Given information:

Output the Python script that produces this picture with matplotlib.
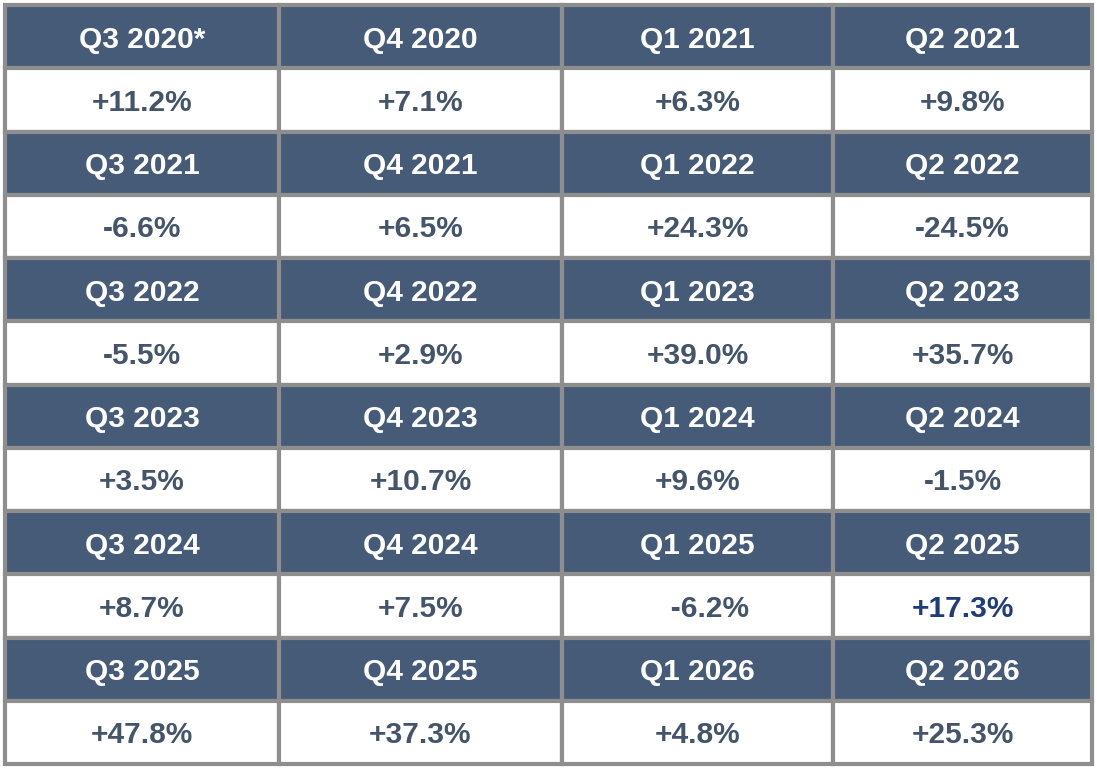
import matplotlib
matplotlib.use("Agg")
import matplotlib.pyplot as plt
from matplotlib.patches import Rectangle

quarters = ["Q3 2020*", "Q4 2020", "Q1 2021", "Q2 2021",
            "Q3 2021", "Q4 2021", "Q1 2022", "Q2 2022",
            "Q3 2022", "Q4 2022", "Q1 2023", "Q2 2023",
            "Q3 2023", "Q4 2023", "Q1 2024", "Q2 2024",
            "Q3 2024", "Q4 2024", "Q1 2025", "Q2 2025",
            "Q3 2025", "Q4 2025", "Q1 2026", "Q2 2026"]
changes = ["+11.2%", "+7.1%", "+6.3%", "+9.8%",
           "-6.6%", "+6.5%", "+24.3%", "-24.5%",
           "-5.5%", "+2.9%", "+39.0%", "+35.7%",
           "+3.5%", "+10.7%", "+9.6%", "-1.5%",
           "+8.7%", "+7.5%", "   -6.2%", "+17.3%",
           "+47.8%", "+37.3%", "+4.8%", "+25.3%"]
highlight = {"+17.3%"}

W, H = 1097, 769
col_edges = [5, 279, 562, 833, 1092]
top, bottom = 5, 764
n_rows = 12
row_h = (bottom - top) / n_rows

HEAD = "#465b78"
TXT = "#44546a"
BORDER = "#8e8e8e"

fig = plt.figure(figsize=(W / 100, H / 100), dpi=100)
ax = fig.add_axes([0, 0, 1, 1])
ax.set_xlim(0, W)
ax.set_ylim(H, 0)
ax.axis("off")
ax.add_patch(Rectangle((0, 0), W, H, color="white"))

for i, (q, c) in enumerate(zip(quarters, changes)):
    r, col = divmod(i, 4)
    x0, x1 = col_edges[col], col_edges[col + 1]
    for k, (txt, fill, fc) in enumerate([(q, HEAD, "white"),
                                         (c, "white", "#1f3d7a" if c in highlight else TXT)]):
        y0 = top + (2 * r + k) * row_h
        ax.add_patch(Rectangle((x0, y0), x1 - x0, row_h, facecolor=fill,
                               edgecolor=BORDER, linewidth=3))
        ax.text((x0 + x1) / 2, y0 + row_h / 2 + 3, txt, ha="center", va="center",
                color=fc, fontsize=21.5, fontweight="bold", family="Liberation Sans")

fig.savefig("out.png", dpi=100)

Task statement:
Without the pictures, return the listing above from its first line through the line that has "from matplotlib.patches import Rectangle".

Complete output:
Output the Python script that produces this picture with matplotlib.
import matplotlib
matplotlib.use("Agg")
import matplotlib.pyplot as plt
from matplotlib.patches import Rectangle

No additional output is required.